Even the National Security Act 2023 is now being used against protesters and journalists, marking the even greater application of national security powers against political dissent.
Geographical spread
Across Britain, the use of powers to restrict assemblies shot up by 230% over 2024 – 2025. What’s more, where this repression was once largely limited to London (and the Met), it’s now spreading.
In part, this is a reflection of the fact that the protest landscape itself is seeing a lower proportion of large-scale national marches. Instead, “sustained, local and site-based assemblies” are dominating the scene.
Until March 2025, the Met was the only force to impose wholesale restrictions on marches. However, this year’s restrictions on assemblies were far less localised. The report explained that:
This pattern indicates the widening geographical spread of public order policing through restrictions placed on static and sustained protests outside weapons factories, local government buildings and hotels homing refugees.
Widening accountability gap
Finally, whilst police powers have grown in number and scope, there’s been no corresponding growth in accountability. Instead, the public’s powers to scrutinise and restrain the police have grown weaker. Legislative and policy changes are also undermining accountability and routes to redress policy repression.
Meanwhile, pre-emptive approaches to policing are on the rise, enabled by vast surveillance networks. By its nature, these pre-crime tactics are opaque and difficult for the public to scrutinise.
Likewise, the danger for journalists and legal observers – the people documenting police repression – is increasing. This reduces accountability by eroding methods of evidence collection.

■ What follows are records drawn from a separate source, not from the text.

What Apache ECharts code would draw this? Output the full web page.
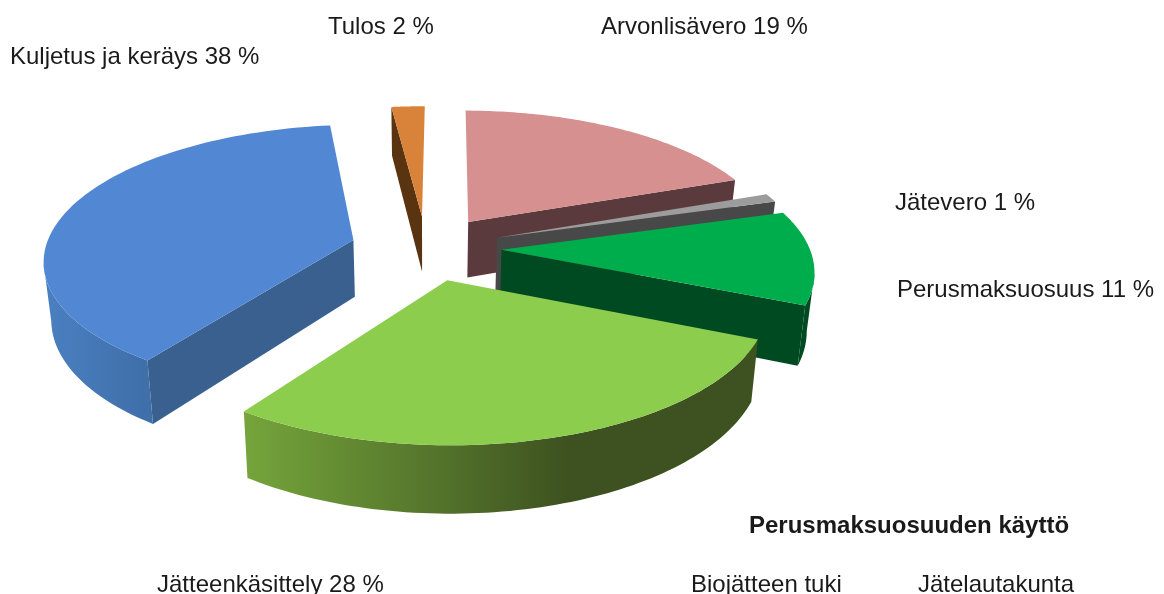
<!DOCTYPE html>
<html>
<head>
<meta charset="utf-8">
<style>
  html, body { margin: 0; padding: 0; background: #fff; overflow: hidden; }
  #chart { width: 1164px; height: 594px; }
</style>
<script src="https://cdn.jsdelivr.net/npm/echarts@6/dist/echarts.min.js"></script>
</head>
<body>
<div id="chart"></div>
<script>
const sliceNames = ['Arvonlisävero', 'Jätevero', 'Perusmaksuosuus', 'Jätteenkäsittely', 'Kuljetus ja keräys', 'Tulos']
const sliceValues = [19, 1, 11, 28, 38, 2]
const usageTitle = 'Perusmaksuosuuden käyttö'
const usageItems = ['Biojätteen tuki', 'Jätelautakunta']

const topColors = ['#d69090', '#9c9c9c', '#00ad4c', '#8dcd4e', '#5288d3', '#d9833a']
const cutColors = ['#5a3a3c', '#484848', '#004a22', '#3d5220', '#3a608f', '#5a3310']
const wallColors = [
  [[0, '#5a3a3c'], [1, '#5a3a3c']],
  [[0, '#484848'], [1, '#484848']],
  [[0, '#004a22'], [1, '#004a22']],
  [[0, '#75a53b'], [0.63, '#3d5220'], [1, '#3d5220']],
  [[0, '#4a80c1'], [1, '#3f6ea8']],
  [[0, '#5a3310'], [1, '#5a3310']],
]

// fake 3D view: disc units to screen, with a little perspective
const view = { cx: 426, cy: 248, rx: 308, ry: 133, persp: 0.135, depth: 57, bottomShrink: 0.98, explode: 0.245, startDeg: 0.5 }

const total = sliceValues.reduce((a, b) => a + b, 0)
const startAngle = (view.startDeg * Math.PI) / 180
let acc = 0
const slices = sliceValues.map((v, i) => {
  const start = startAngle + (acc / total) * Math.PI * 2
  acc += v
  const end = startAngle + (acc / total) * Math.PI * 2
  return { index: i, start, end, mid: (start + end) / 2 }
})
// back slices first so nearer ones paint over them
const drawOrder = slices.slice().sort((a, b) => Math.cos(b.mid) - Math.cos(a.mid))

function project(u, v, bottom) {
  const s = 1 / (1 + view.persp * v)
  let x = view.cx + view.rx * u * s
  let y = view.cy - view.ry * v * s
  if (bottom) {
    x = view.cx + (x - view.cx) * view.bottomShrink
    y += view.depth * s
  }
  return [x, y]
}

function renderSlice(params) {
  const slice = drawOrder[params.dataIndex]
  const ox = view.explode * Math.sin(slice.mid)
  const oy = view.explode * Math.cos(slice.mid)
  const rim = (a, bottom) => project(ox + Math.sin(a), oy + Math.cos(a), bottom)
  const apexTop = project(ox, oy, false)
  const apexBottom = project(ox, oy, true)

  const steps = 80
  const angles = []
  for (let k = 0; k <= steps; k++) angles.push(slice.start + (slice.end - slice.start) * (k / steps))
  const topArc = angles.map((a) => rim(a, false))
  const bottomArc = angles.map((a) => rim(a, true))

  const children = []
  const midPoint = rim(slice.mid, false)

  // cut faces only show when the top face lies above their edge,
  // and a nearly vertical edge has no face worth drawing
  ;[slice.start, slice.end].forEach((a) => {
    const q = rim(a, false)
    const ex = q[0] - apexTop[0]
    const ey = q[1] - apexTop[1]
    const inner = ex * (midPoint[1] - apexTop[1]) - ey * (midPoint[0] - apexTop[0])
    if (inner * ex < 0 && Math.abs(ex) > 8) {
      children.push({
        type: 'polygon',
        shape: { points: [apexTop, q, rim(a, true), apexBottom] },
        style: { fill: cutColors[slice.index] },
      })
    }
  })

  // outer wall, only the part of the rim running right to left on screen
  const upper = []
  const lower = []
  for (let k = 0; k < steps; k++) {
    if (topArc[k + 1][0] < topArc[k][0]) {
      if (!upper.length) {
        upper.push(topArc[k])
        lower.push(bottomArc[k])
      }
      upper.push(topArc[k + 1])
      lower.push(bottomArc[k + 1])
    }
  }
  if (upper.length > 1) {
    children.push({
      type: 'polygon',
      shape: { points: upper.concat(lower.slice().reverse()) },
      style: {
        fill: new echarts.graphic.LinearGradient(0, 0, 1, 0,
          wallColors[slice.index].map((s) => ({ offset: s[0], color: s[1] }))),
      },
    })
  }

  children.push({
    type: 'polygon',
    shape: { points: [apexTop].concat(topArc) },
    style: { fill: topColors[slice.index] },
  })
  return { type: 'group', children }
}

function textItem(str, left, top, bold) {
  return {
    type: 'text',
    left,
    top,
    style: {
      text: str,
      fill: '#1a1a1a',
      font: (bold ? 'bold ' : '') + '24px "Liberation Sans", Arial, sans-serif',
    },
  }
}

const sliceLabel = (i) => sliceNames[i] + ' ' + sliceValues[i] + ' %'

const chart = echarts.init(document.getElementById('chart'), null, { renderer: 'canvas' })
chart.setOption({
  animation: false,
  backgroundColor: '#ffffff',
  graphic: [
    textItem(sliceLabel(5), 328, 15),
    textItem(sliceLabel(0), 601, 15),
    textItem(sliceLabel(4), 10, 45),
    textItem(sliceLabel(1), 895, 191),
    textItem(sliceLabel(2), 897, 278),
    textItem(sliceLabel(3), 157, 573),
    textItem(usageTitle, 749, 514, true),
    textItem(usageItems[0], 691, 573),
    textItem(usageItems[1], 918, 573),
  ],
  series: [
    {
      type: 'custom',
      coordinateSystem: 'none',
      renderItem: renderSlice,
      data: drawOrder.map((s) => ({ name: sliceNames[s.index], value: sliceValues[s.index] })),
    },
  ],
})
</script>
</body>
</html>
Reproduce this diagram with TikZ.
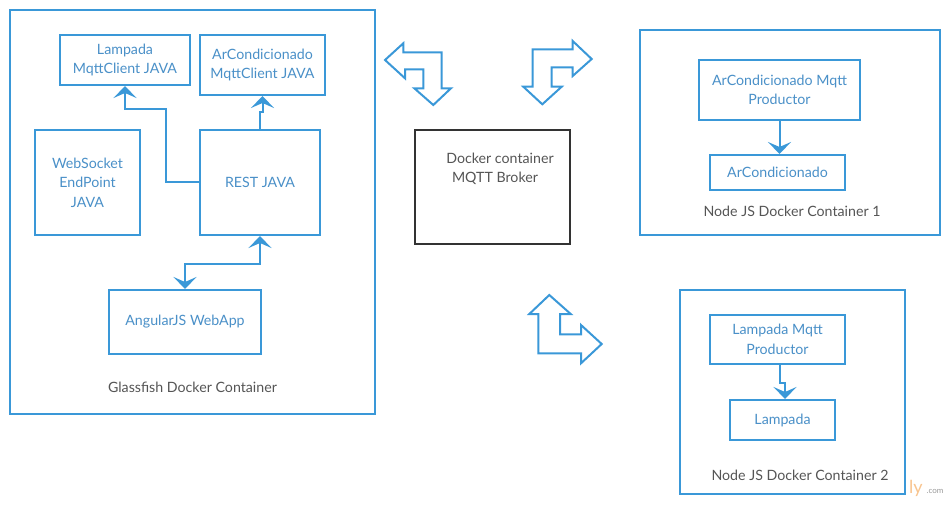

The report stated that:
We spoke to one legal observer who had been stopped by the police on fabricated charges, noting that
police harassment had forced them to take a step back in 2025, while another was arrested at the national PSC demonstration in January 2025.We have also received a number of reports of police violence against legal observers, ranging from being caught in kettles, to being pepper sprayed, to being shoved into objects and vehicles. One legal observer told us that they no longer give too much thought to being pushed by police due to experiencing this kind of force as a regular occurrence over the summer of 2025.
Conclusion
Whilst the findings of the report detailed a chilling escalation of repressive policing, Netpol took care not to end on a hopeless note. Rather, they emphasised the fact that the public is resisting, and we have not yet given up—and the movement is growing:
Despite the trends identified in this report, repression has not yet silenced dissent. Instead, solidarity with protest movements throughout 2025 strengthened, with steadfast resilience shown by those protesting for Palestine and communities defending themselves against far-right and anti-migrant demonstrations.
Crucially, the ability to protest has been upheld by those who build and sustain the infrastructures of resistance, amid depleted resources and increasingly complex legal and political environments. However, with the passing of another year, the stakes of exercising the right to protest have once again increased. It is vital that we reject the idea that repression is inevitable before the dwindling space to dissent disappears.
The UK government, and the police along with them, have built a state in which repression has become routine. However, the public has—time and time again—met them head-on. The state is witnessing first-hand that we cannot be legislated into submission, and that we will not let go of our rights and freedoms without a fight.